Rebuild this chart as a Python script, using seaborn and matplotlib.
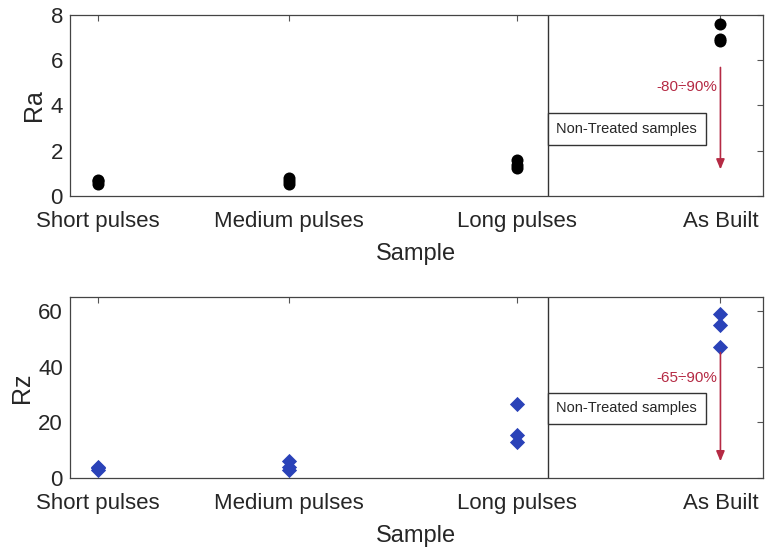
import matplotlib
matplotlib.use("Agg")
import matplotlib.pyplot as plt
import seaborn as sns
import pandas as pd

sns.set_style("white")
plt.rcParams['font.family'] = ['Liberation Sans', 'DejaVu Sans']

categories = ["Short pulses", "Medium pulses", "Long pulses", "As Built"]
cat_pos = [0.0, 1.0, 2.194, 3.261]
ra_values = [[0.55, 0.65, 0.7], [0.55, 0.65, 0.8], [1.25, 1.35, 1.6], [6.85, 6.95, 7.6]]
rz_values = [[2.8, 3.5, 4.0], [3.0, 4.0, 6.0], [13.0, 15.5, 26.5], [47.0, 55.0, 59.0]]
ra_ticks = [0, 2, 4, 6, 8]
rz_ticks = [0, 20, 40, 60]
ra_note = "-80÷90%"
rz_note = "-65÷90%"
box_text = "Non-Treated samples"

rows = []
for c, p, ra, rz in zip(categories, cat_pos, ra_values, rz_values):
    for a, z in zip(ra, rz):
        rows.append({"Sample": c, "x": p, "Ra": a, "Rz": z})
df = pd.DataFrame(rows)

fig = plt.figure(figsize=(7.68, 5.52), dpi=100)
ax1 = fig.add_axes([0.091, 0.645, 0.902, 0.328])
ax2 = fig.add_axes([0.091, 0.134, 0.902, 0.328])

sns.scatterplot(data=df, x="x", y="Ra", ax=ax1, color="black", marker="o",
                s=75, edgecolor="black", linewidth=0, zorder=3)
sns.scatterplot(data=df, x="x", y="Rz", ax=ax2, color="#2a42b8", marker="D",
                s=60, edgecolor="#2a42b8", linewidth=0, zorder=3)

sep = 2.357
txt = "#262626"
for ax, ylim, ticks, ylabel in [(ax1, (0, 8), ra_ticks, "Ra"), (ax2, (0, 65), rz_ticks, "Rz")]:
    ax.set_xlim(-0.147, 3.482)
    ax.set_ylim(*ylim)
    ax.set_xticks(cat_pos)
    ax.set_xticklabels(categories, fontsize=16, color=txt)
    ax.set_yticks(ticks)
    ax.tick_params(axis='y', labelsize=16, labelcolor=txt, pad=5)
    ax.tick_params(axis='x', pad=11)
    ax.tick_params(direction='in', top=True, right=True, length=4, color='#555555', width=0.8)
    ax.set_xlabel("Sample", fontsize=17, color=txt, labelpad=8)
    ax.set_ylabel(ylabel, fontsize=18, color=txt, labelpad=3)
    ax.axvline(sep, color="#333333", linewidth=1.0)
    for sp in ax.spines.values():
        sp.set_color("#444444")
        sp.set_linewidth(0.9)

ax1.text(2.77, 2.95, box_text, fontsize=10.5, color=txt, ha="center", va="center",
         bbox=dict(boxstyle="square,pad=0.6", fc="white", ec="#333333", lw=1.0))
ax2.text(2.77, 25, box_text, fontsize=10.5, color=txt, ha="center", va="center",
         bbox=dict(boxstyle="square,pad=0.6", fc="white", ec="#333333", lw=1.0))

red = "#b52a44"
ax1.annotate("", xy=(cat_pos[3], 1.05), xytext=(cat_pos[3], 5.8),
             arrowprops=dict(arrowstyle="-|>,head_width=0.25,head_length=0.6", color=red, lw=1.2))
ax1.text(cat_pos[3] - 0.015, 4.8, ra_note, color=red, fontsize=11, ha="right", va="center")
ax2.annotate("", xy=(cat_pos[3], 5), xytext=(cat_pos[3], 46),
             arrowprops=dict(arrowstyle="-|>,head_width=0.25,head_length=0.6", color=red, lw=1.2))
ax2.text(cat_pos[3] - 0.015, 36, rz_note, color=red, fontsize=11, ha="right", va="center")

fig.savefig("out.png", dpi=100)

════

Repeat the listing above exactly, with no pictures.

[EXPECTED ANSWER]
Rebuild this chart as a Python script, using seaborn and matplotlib.
import matplotlib
matplotlib.use("Agg")
import matplotlib.pyplot as plt
import seaborn as sns
import pandas as pd

sns.set_style("white")
plt.rcParams['font.family'] = ['Liberation Sans', 'DejaVu Sans']

categories = ["Short pulses", "Medium pulses", "Long pulses", "As Built"]
cat_pos = [0.0, 1.0, 2.194, 3.261]
ra_values = [[0.55, 0.65, 0.7], [0.55, 0.65, 0.8], [1.25, 1.35, 1.6], [6.85, 6.95, 7.6]]
rz_values = [[2.8, 3.5, 4.0], [3.0, 4.0, 6.0], [13.0, 15.5, 26.5], [47.0, 55.0, 59.0]]
ra_ticks = [0, 2, 4, 6, 8]
rz_ticks = [0, 20, 40, 60]
ra_note = "-80÷90%"
rz_note = "-65÷90%"
box_text = "Non-Treated samples"

rows = []
for c, p, ra, rz in zip(categories, cat_pos, ra_values, rz_values):
    for a, z in zip(ra, rz):
        rows.append({"Sample": c, "x": p, "Ra": a, "Rz": z})
df = pd.DataFrame(rows)

fig = plt.figure(figsize=(7.68, 5.52), dpi=100)
ax1 = fig.add_axes([0.091, 0.645, 0.902, 0.328])
ax2 = fig.add_axes([0.091, 0.134, 0.902, 0.328])

sns.scatterplot(data=df, x="x", y="Ra", ax=ax1, color="black", marker="o",
                s=75, edgecolor="black", linewidth=0, zorder=3)
sns.scatterplot(data=df, x="x", y="Rz", ax=ax2, color="#2a42b8", marker="D",
                s=60, edgecolor="#2a42b8", linewidth=0, zorder=3)

sep = 2.357
txt = "#262626"
for ax, ylim, ticks, ylabel in [(ax1, (0, 8), ra_ticks, "Ra"), (ax2, (0, 65), rz_ticks, "Rz")]:
    ax.set_xlim(-0.147, 3.482)
    ax.set_ylim(*ylim)
    ax.set_xticks(cat_pos)
    ax.set_xticklabels(categories, fontsize=16, color=txt)
    ax.set_yticks(ticks)
    ax.tick_params(axis='y', labelsize=16, labelcolor=txt, pad=5)
    ax.tick_params(axis='x', pad=11)
    ax.tick_params(direction='in', top=True, right=True, length=4, color='#555555', width=0.8)
    ax.set_xlabel("Sample", fontsize=17, color=txt, labelpad=8)
    ax.set_ylabel(ylabel, fontsize=18, color=txt, labelpad=3)
    ax.axvline(sep, color="#333333", linewidth=1.0)
    for sp in ax.spines.values():
        sp.set_color("#444444")
        sp.set_linewidth(0.9)

ax1.text(2.77, 2.95, box_text, fontsize=10.5, color=txt, ha="center", va="center",
         bbox=dict(boxstyle="square,pad=0.6", fc="white", ec="#333333", lw=1.0))
ax2.text(2.77, 25, box_text, fontsize=10.5, color=txt, ha="center", va="center",
         bbox=dict(boxstyle="square,pad=0.6", fc="white", ec="#333333", lw=1.0))

red = "#b52a44"
ax1.annotate("", xy=(cat_pos[3], 1.05), xytext=(cat_pos[3], 5.8),
             arrowprops=dict(arrowstyle="-|>,head_width=0.25,head_length=0.6", color=red, lw=1.2))
ax1.text(cat_pos[3] - 0.015, 4.8, ra_note, color=red, fontsize=11, ha="right", va="center")
ax2.annotate("", xy=(cat_pos[3], 5), xytext=(cat_pos[3], 46),
             arrowprops=dict(arrowstyle="-|>,head_width=0.25,head_length=0.6", color=red, lw=1.2))
ax2.text(cat_pos[3] - 0.015, 36, rz_note, color=red, fontsize=11, ha="right", va="center")

fig.savefig("out.png", dpi=100)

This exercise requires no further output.